WORK TO BE COMPLETED – Every line below is to be copied exactly, with the pictures left out.

## BEGIN INFORMATION SHOWN

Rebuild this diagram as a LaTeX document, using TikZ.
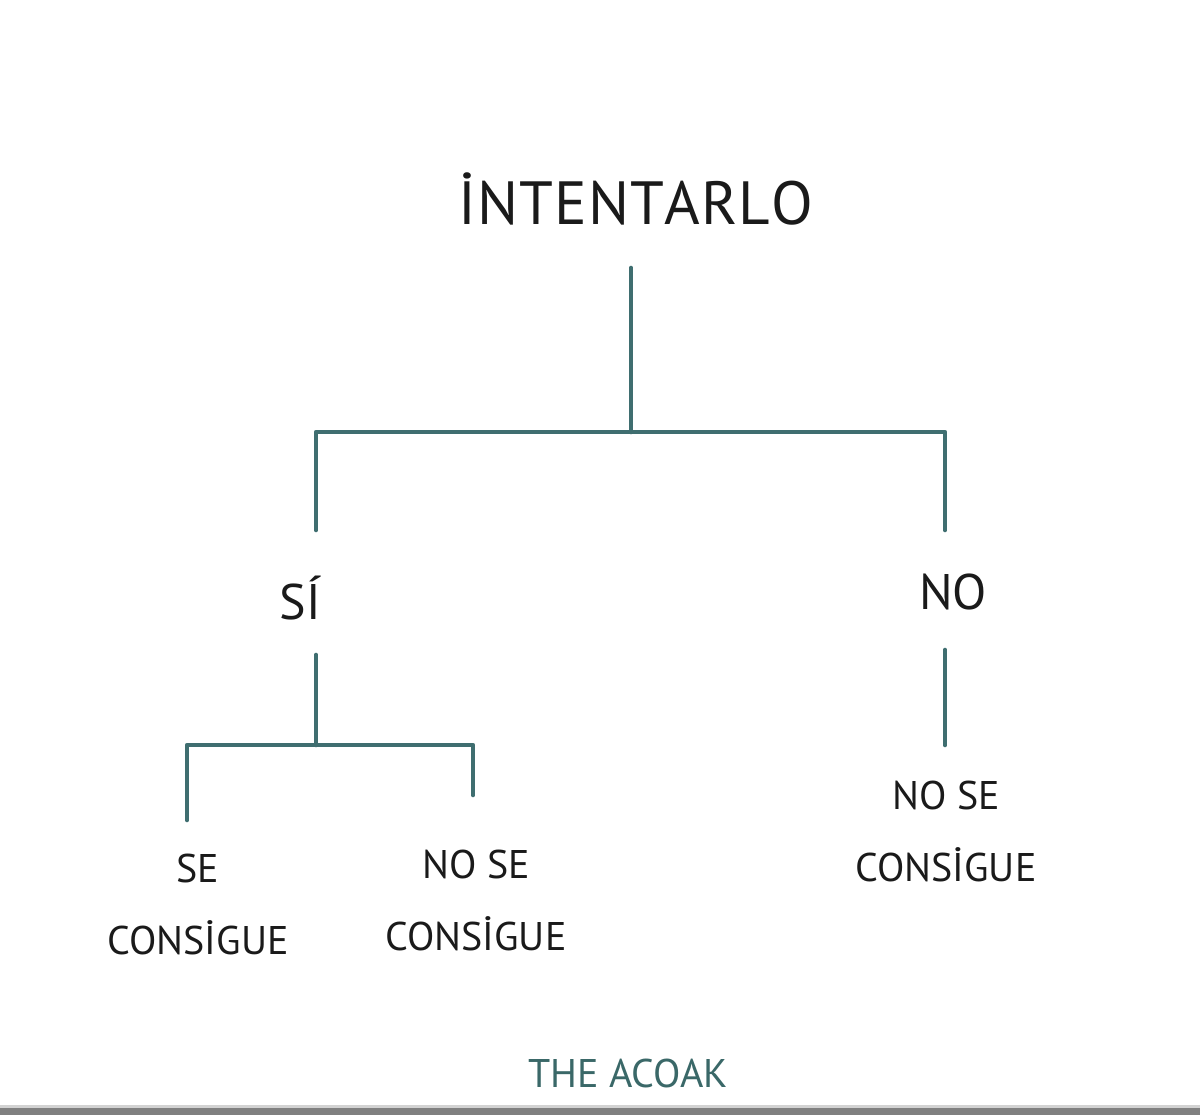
\documentclass[tikz,border=0pt]{standalone}
\usepackage{fontspec}
\setmainfont{PT Sans}
\definecolor{teal1}{HTML}{3F6E70}
\definecolor{ink}{HTML}{1A1A1A}
\definecolor{sig}{HTML}{3A6868}
\begin{document}
\begin{tikzpicture}[x=1pt,y=-1pt,
  conn/.style={draw=teal1,line width=4.6pt,line cap=round,line join=round},
  big/.style={text=ink,font=\fontsize{61}{61}\selectfont,inner sep=0pt},
  mid/.style={text=ink,font=\fontsize{50}{50}\selectfont,inner sep=0pt},
  lbl/.style={text=ink,font=\fontsize{40}{72}\selectfont,inner sep=0pt,align=center}]
\useasboundingbox (0,0) rectangle (1200,1115);
\fill[white] (0,0) rectangle (1200,1115);
\fill[gray!35] (0,1105) rectangle (1200,1108);
\fill[black!50] (0,1108) rectangle (1200,1115);
% texts
\node[big] (root) at (636,199) {İ\hspace{1pt}N\hspace{1pt}T\hspace{1pt}E\hspace{1pt}N\hspace{1pt}T\hspace{1pt}A\hspace{1pt}R\hspace{1pt}L\hspace{1pt}O};
\node[mid] (si) at (300,598) {SÍ};
\node[mid] (no) at (953,592) {NO};
\node[lbl] (a) at (198,904) {SE\\CONSİGUE};
\node[lbl] (b) at (476,900) {NO SE\\CONSİGUE};
\node[lbl] (c) at (946,831) {NO SE\\CONSİGUE};
\node[text=sig,font=\fontsize{40}{40}\selectfont,inner sep=0pt] (sign) at (628,1073) {THE ACOAK};
% junction coordinates
\coordinate (r0) at (631,268);
\coordinate (r1) at (631,432);
\coordinate (hl) at (316,432);
\coordinate (hr) at (945,432);
\coordinate (sl) at (316,530);
\coordinate (nr) at (945,530);
\coordinate (s0) at (316,655);
\coordinate (s1) at (316,745);
\coordinate (hl2) at (187,745);
\coordinate (hr2) at (473,745);
\coordinate (al) at (187,820);
\coordinate (br) at (473,795);
\coordinate (n0) at (945,650);
\coordinate (n1) at (945,745);
% connectors
\draw[conn] (r0) -- (r1);
\draw[conn] (sl) -- (hl) -- (hr) -- (nr);
\draw[conn] (s0) -- (s1);
\draw[conn] (al) -- (hl2) -- (hr2) -- (br);
\draw[conn] (n0) -- (n1);
\end{tikzpicture}
\end{document}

## END INFORMATION SHOWN

THE ANSWER –
Rebuild this diagram as a LaTeX document, using TikZ.
\documentclass[tikz,border=0pt]{standalone}
\usepackage{fontspec}
\setmainfont{PT Sans}
\definecolor{teal1}{HTML}{3F6E70}
\definecolor{ink}{HTML}{1A1A1A}
\definecolor{sig}{HTML}{3A6868}
\begin{document}
\begin{tikzpicture}[x=1pt,y=-1pt,
  conn/.style={draw=teal1,line width=4.6pt,line cap=round,line join=round},
  big/.style={text=ink,font=\fontsize{61}{61}\selectfont,inner sep=0pt},
  mid/.style={text=ink,font=\fontsize{50}{50}\selectfont,inner sep=0pt},
  lbl/.style={text=ink,font=\fontsize{40}{72}\selectfont,inner sep=0pt,align=center}]
\useasboundingbox (0,0) rectangle (1200,1115);
\fill[white] (0,0) rectangle (1200,1115);
\fill[gray!35] (0,1105) rectangle (1200,1108);
\fill[black!50] (0,1108) rectangle (1200,1115);
% texts
\node[big] (root) at (636,199) {İ\hspace{1pt}N\hspace{1pt}T\hspace{1pt}E\hspace{1pt}N\hspace{1pt}T\hspace{1pt}A\hspace{1pt}R\hspace{1pt}L\hspace{1pt}O};
\node[mid] (si) at (300,598) {SÍ};
\node[mid] (no) at (953,592) {NO};
\node[lbl] (a) at (198,904) {SE\\CONSİGUE};
\node[lbl] (b) at (476,900) {NO SE\\CONSİGUE};
\node[lbl] (c) at (946,831) {NO SE\\CONSİGUE};
\node[text=sig,font=\fontsize{40}{40}\selectfont,inner sep=0pt] (sign) at (628,1073) {THE ACOAK};
% junction coordinates
\coordinate (r0) at (631,268);
\coordinate (r1) at (631,432);
\coordinate (hl) at (316,432);
\coordinate (hr) at (945,432);
\coordinate (sl) at (316,530);
\coordinate (nr) at (945,530);
\coordinate (s0) at (316,655);
\coordinate (s1) at (316,745);
\coordinate (hl2) at (187,745);
\coordinate (hr2) at (473,745);
\coordinate (al) at (187,820);
\coordinate (br) at (473,795);
\coordinate (n0) at (945,650);
\coordinate (n1) at (945,745);
% connectors
\draw[conn] (r0) -- (r1);
\draw[conn] (sl) -- (hl) -- (hr) -- (nr);
\draw[conn] (s0) -- (s1);
\draw[conn] (al) -- (hl2) -- (hr2) -- (br);
\draw[conn] (n0) -- (n1);
\end{tikzpicture}
\end{document}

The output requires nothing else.